Dans des souvenirs délicieux et légers, pleins d’humour, Elena Balzamo évoque précisément dans « Décalcomanies » (Ed. Marie Barbier) à paraître en mars, son enfance et son adolescence dans les années 60 et 70, dans une société encore corsetée par le régime mais où l’on savait rire, respirer, rêver, se cultiver.

Des pages charmantes racontent les échappées familiales en canoë dans l’immense forêt russe, à la recherche des champignons, « une passion qui frôle l’addiction » ou bien tout ce que représentait pour une petite moscovite un été à la « datcha », souvent une simple pièce louée à une famille paysanne, l’occasion de découvrir l’immense détresse de certaines campagnes.

Plus intéressant de lire que de vivre.

Elena Balzamo.
© Manon Jalibert

Les autorités ne voyaient pas bien sûr d’un « bon œil » tous ces jeunes gens et ces jeunes filles qui s’égayaient dans la nature à cette époque. Même si tout cela « restait parfaitement inoffensif » et que nombre d’entre eux redevenaient « des komsomols bien-pensants dès leur retour à la civilisation », ils ne s’en étaient pas moins encanaillés l’espace d’une nuit d’été en récitant des « poèmes interdits » ou en racontant des « blagues politiques ». « C’était une couche éveillée, instruite, souvent de grands lecteurs, des mélomanes, parfois bien plus cultivés que leurs homologues occidentaux, comme certains l’ont constaté avec étonnement des décennies plus tard. De ce milieu étaient issus la plupart des dissidents, mais aussi des écrivains de talent, de grands hommes de science ».
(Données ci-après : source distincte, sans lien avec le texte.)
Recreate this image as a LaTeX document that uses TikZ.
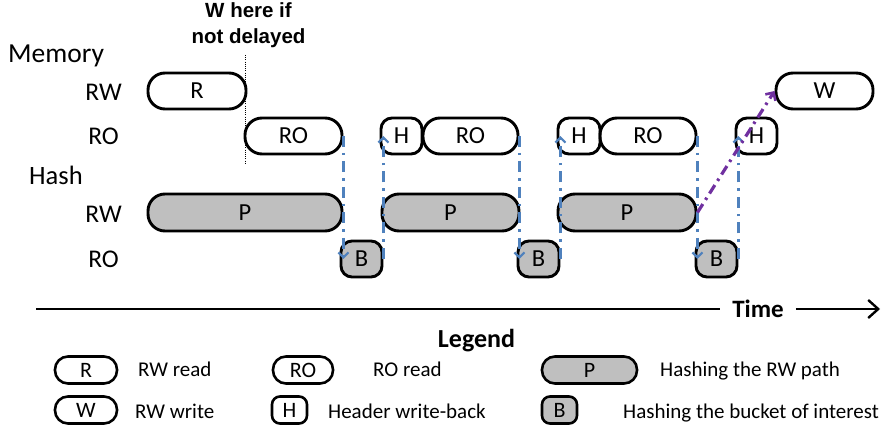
\documentclass[tikz,border=0pt]{standalone}
\usepackage{fontspec}
\setmainfont{Carlito}
\newfontfamily\arialfont{Liberation Sans}
\usetikzlibrary{arrows.meta}
\definecolor{boxgray}{RGB}{191,191,191}
\definecolor{arrblue}{RGB}{79,129,189}
\definecolor{arrpurple}{RGB}{112,48,160}
\tikzset{
  pill/.style={draw=black, line width=2.9pt, rounded corners=17pt, minimum height=36pt, inner sep=0pt, font=\fontsize{24.5}{28}\selectfont},
  smallbox/.style={draw=black, line width=2.9pt, rounded corners=11pt, minimum height=36pt, inner sep=0pt, font=\fontsize{24.5}{28}\selectfont},
  grayfill/.style={fill=boxgray},
  lpill/.style={draw=black, line width=2.6pt, rounded corners=13pt, minimum height=27pt, inner sep=0pt, font=\fontsize{22}{25}\selectfont},
  lsmall/.style={draw=black, line width=2.6pt, rounded corners=8pt, minimum height=27pt, inner sep=0pt, font=\fontsize{22}{25}\selectfont},
  rowlabel/.style={anchor=base east, inner sep=0pt, font=\fontsize{25.5}{30}\selectfont},
  legtext/.style={anchor=base west, inner sep=0pt, font=\fontsize{21}{25}\selectfont},
  bluearr/.style={draw=arrblue, line width=2.3pt, dash pattern=on 11pt off 6pt on 2.5pt off 6pt, -{Straight Barb[length=5pt,width=10pt,line width=2.2pt]}},
  purplearr/.style={draw=arrpurple, line width=3.2pt, dash pattern=on 10pt off 5pt on 2.5pt off 5pt, -{Straight Barb[length=6pt,width=12pt,line width=2.6pt]}},
}
\begin{document}
\begin{tikzpicture}[x=1pt, y=-1pt]
\useasboundingbox (0,0) rectangle (883,427);

% headings
\node[anchor=base west, inner sep=0pt, font=\fontsize{27.5}{30}\selectfont] (mem) at (8,63) {Memory};
\node[anchor=base west, inner sep=0pt, font=\fontsize{26.5}{30}\selectfont] (hash) at (29,185) {Hash};
\node[rowlabel] (mrw) at (122,101) {RW};
\node[rowlabel] (mro) at (119,145) {RO};
\node[rowlabel] (hrw) at (122,223) {RW};
\node[rowlabel] (hro) at (119,268) {RO};

% note
\node[align=center, inner sep=0pt, font=\arialfont\bfseries\fontsize{20.5}{26}\selectfont, anchor=base] (note) at (248.5,44) {W here if\\not delayed};
\coordinate (d0) at (245,55);
\coordinate (d1) at (245,163);
\draw[line width=1pt, dash pattern=on 1pt off 1.2pt] (d0) -- (d1);

% memory RW
\node[pill, minimum width=98pt] (R) at (197,91) {R};
\node[pill, minimum width=97pt] (W) at (824.5,91) {W};
% memory RO
\node[pill, minimum width=97pt] (RO1) at (293.5,136) {RO};
\node[smallbox, minimum width=41pt] (H1) at (401.5,136) {H};
\node[pill, minimum width=95pt] (RO2) at (470.5,136) {RO};
\node[smallbox, minimum width=42pt] (H2) at (579,136) {H};
\node[pill, minimum width=96pt] (RO3) at (648,136) {RO};
\node[smallbox, minimum width=41pt] (H3) at (756.5,136) {H};
% hash RW
\node[pill, grayfill, minimum width=194pt, minimum height=37pt] (P1) at (245,212.5) {P};
\node[pill, grayfill, minimum width=137pt, minimum height=37pt] (P2) at (450.5,212.5) {P};
\node[pill, grayfill, minimum width=138pt, minimum height=37pt] (P3) at (627,212.5) {P};
% hash RO
\node[smallbox, grayfill, minimum width=41pt] (B1) at (361.5,259) {B};
\node[smallbox, grayfill, minimum width=41pt] (B2) at (538.5,259) {B};
\node[smallbox, grayfill, minimum width=41pt] (B3) at (716.5,259) {B};

% arrows
\draw[bluearr] (RO1.east) -- (RO1.east |- B1.west);
\draw[bluearr] (B1.east) -- (B1.east |- H1.west);
\draw[bluearr] (RO2.east) -- (RO2.east |- B2.west);
\draw[bluearr] (B2.east) -- (B2.east |- H2.west);
\draw[bluearr] (RO3.east) -- (RO3.east |- B3.west);
\draw[bluearr] (B3.east) -- (B3.east |- H3.west);
\draw[purplearr] (P3.east) -- (W.west);

% time axis
\coordinate (t0) at (36,309);
\coordinate (t1) at (880,309);
\node[font=\bfseries\fontsize{25}{28}\selectfont, inner xsep=12pt, inner ysep=0pt] (time) at (758,309) {Time};
\draw[line width=2.8pt] (t0) -- (time.west);
\draw[line width=2.4pt, -{Straight Barb[length=10pt,width=18pt,line width=2.4pt]}] (time.east) -- (t1);

% legend
\node[anchor=base, inner sep=0pt, font=\bfseries\fontsize{26}{30}\selectfont] (leg) at (476.5,348) {Legend};
\node[lpill, minimum width=62pt] (lR) at (86,370) {R};
\node[legtext] (tR) at (138,377) {RW read};
\node[lpill, minimum width=60pt] (lRO) at (303,370) {RO};
\node[legtext] (tRO) at (373,377) {RO read};
\node[lpill, grayfill, minimum width=95pt] (lP) at (589.5,370) {P};
\node[legtext] (tP) at (660,377) {Hashing the RW path};
\node[lpill, minimum width=62pt] (lW) at (86,410) {W};
\node[legtext] (tW) at (135,418) {RW write};
\node[lsmall, minimum width=35pt] (lH) at (289.5,410) {H};
\node[legtext] (tH) at (328,418) {Header write-back};
\node[lsmall, grayfill, minimum width=35pt] (lB) at (559.5,410) {B};
\node[legtext] (tB) at (623,418) {Hashing the bucket of interest};
\end{tikzpicture}
\end{document}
L’universitaire et traductrice de nombreux romans russes, Irène Sokologorsky, rappelle cette boutade terrible des années 80 sur la passion de la lecture de tout un peuple confronté aux pénuries et à un avenir sombre. « Il était devenu plus intéressant de lire que de vivre ».
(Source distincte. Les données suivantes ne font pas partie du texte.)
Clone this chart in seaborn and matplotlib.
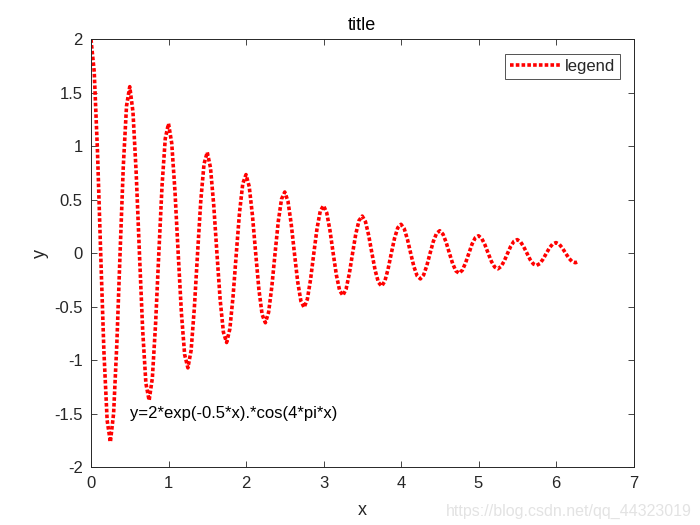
import numpy as np
import pandas as pd
import matplotlib
matplotlib.use("Agg")
import matplotlib.pyplot as plt
import seaborn as sns

y_vals = [
    2.00, 1.696, 0.959, 0.0, -0.920, -1.561, -1.765, -1.497, -0.847, 0.0, 0.812, 1.377,
    1.558, 1.321, 0.747, 0.0, -0.717, -1.216, -1.375, -1.166, -0.659, 0.0, 0.632, 1.073,
    1.213, 1.029, 0.582, 0.0, -0.558, -0.947, -1.071, -0.908, -0.513, 0.0, 0.493, 0.835,
    0.945, 0.801, 0.453, 0.0, -0.435, -0.737, -0.834, -0.707, -0.400, 0.0, 0.384, 0.651,
    0.736, 0.624, 0.353, 0.0, -0.339, -0.574, -0.649, -0.551, -0.311, 0.0, 0.299, 0.507,
    0.573, 0.486, 0.275, 0.0, -0.264, -0.447, -0.506, -0.429, -0.243, 0.0, 0.233, 0.395,
    0.446, 0.379, 0.214, 0.0, -0.205, -0.348, -0.394, -0.334, -0.189, 0.0, 0.181, 0.307,
    0.348, 0.295, 0.167, 0.0, -0.160, -0.271, -0.307, -0.260, -0.147, 0.0, 0.141, 0.239,
    0.271, 0.230, 0.130, 0.0, -0.125, -0.211, -0.239, -0.203, -0.115, 0.0, 0.110, 0.186,
    0.211, 0.179, 0.101, 0.0, -0.097, -0.165, -0.186, -0.158, -0.089, 0.0, 0.086, 0.145,
    0.164, 0.139, 0.079, 0.0, -0.076, -0.128, -0.145, -0.123, -0.070, 0.0, 0.067, 0.113,
    0.128, 0.108, 0.061, 0.0, -0.059, -0.100, -0.113, -0.096, -0.054, 0.0, 0.052, 0.088,
    0.100, 0.085, 0.048, 0.0, -0.046, -0.078, -0.088, -0.079,
]
x_vals = list(np.linspace(0.0, 6.25, len(y_vals) - 1)) + [6.2832]

x_ticks = [0, 1, 2, 3, 4, 5, 6, 7]
y_ticks = [-2, -1.5, -1, -0.5, 0, 0.5, 1, 1.5, 2]
y_tick_labels = ["-2", "-1.5", "-1", "-0.5", "0", "0.5", "1", "1.5", "2"]

df = pd.DataFrame({"x": x_vals, "y": y_vals, "series": "legend"})

sns.set_theme(style="white")
plt.rcParams["font.family"] = ["Liberation Sans", "DejaVu Sans"]

fig = plt.figure(figsize=(7, 5.25), dpi=100)
ax = fig.add_axes([0.13, 0.11, 0.775, 0.815])

sns.lineplot(data=df, x="x", y="y", hue="series", palette=["#ff0000"],
             sort=False, ax=ax, linewidth=2.6, linestyle=":")
for ln in ax.get_lines():
    ln.set_linestyle((0, (1, 0.6)))

ax.set_xlim(0, 7)
ax.set_ylim(-2, 2)
ax.set_xticks(x_ticks)
ax.set_xticklabels([str(t) for t in x_ticks])
ax.set_yticks(y_ticks)
ax.set_yticklabels(y_tick_labels)
ax.tick_params(direction="in", length=4, width=0.6, labelsize=12, colors="#262626",
               top=True, right=True, bottom=True, left=True, labeltop=False, labelright=False,
               pad=6)
for s in ax.spines.values():
    s.set_visible(True)
    s.set_color("#262626")
    s.set_linewidth(0.7)

ax.set_title("title", fontsize=13, color="#000000", pad=7)
ax.set_xlabel("x", fontsize=13, color="#262626", labelpad=8)
ax.set_ylabel("y", fontsize=13, color="#262626", labelpad=4)

ax.text(0.5, -1.5, "y=2*exp(-0.5*x).*cos(4*pi*x)", fontsize=12, ha="left", va="center",
        color="#000000")

leg = ax.legend(loc="upper right", fontsize=12, frameon=True, fancybox=False,
                edgecolor="#262626", handlelength=3.0, handletextpad=0.3, borderpad=0.3,
                borderaxespad=0.0, bbox_to_anchor=(0.976, 0.966))
leg.get_frame().set_linewidth(0.7)
for h in leg.get_lines():
    h.set_linestyle((0, (1, 0.6)))
    h.set_linewidth(2.6)

fig.text(0.988, 0.012, "https://blog.csdn.net/qq_44323019", fontsize=11.5,
         color="#e3e3e3", ha="right", va="bottom")

fig.savefig("out.png", dpi=100, facecolor="white")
Dans la lignée de son précédent livre de souvenirs, Triangle isocèle, Elena Balzamo porte un regard amusé, avec son « œil russe » et son « œil français », avec force anecdotes, sur les décalages et éternels étonnements entre ces deux mondes. « Dans un pays comme la Russie, il faut savoir improviser : aux situations insolites des solutions originales », glisse-t-elle, sourire en coin. Elle se souvient également, un peu gênée, des confidences de ce chauffeur de taxi parisien admirateur de Poutine. « En voilà un qui saurait vite mettre de l’ordre dans ce bordel ». Ou encore, les lectures d’autrefois avec des amis russes d’un vieux livre de recettes gastronomiques avec des ingrédients disparus depuis des décennies : « c’était comme de la fiction » !

Mais l’auteure se garde de toute nostalgie devant ce passé disparu. « A chaque chose son temps ».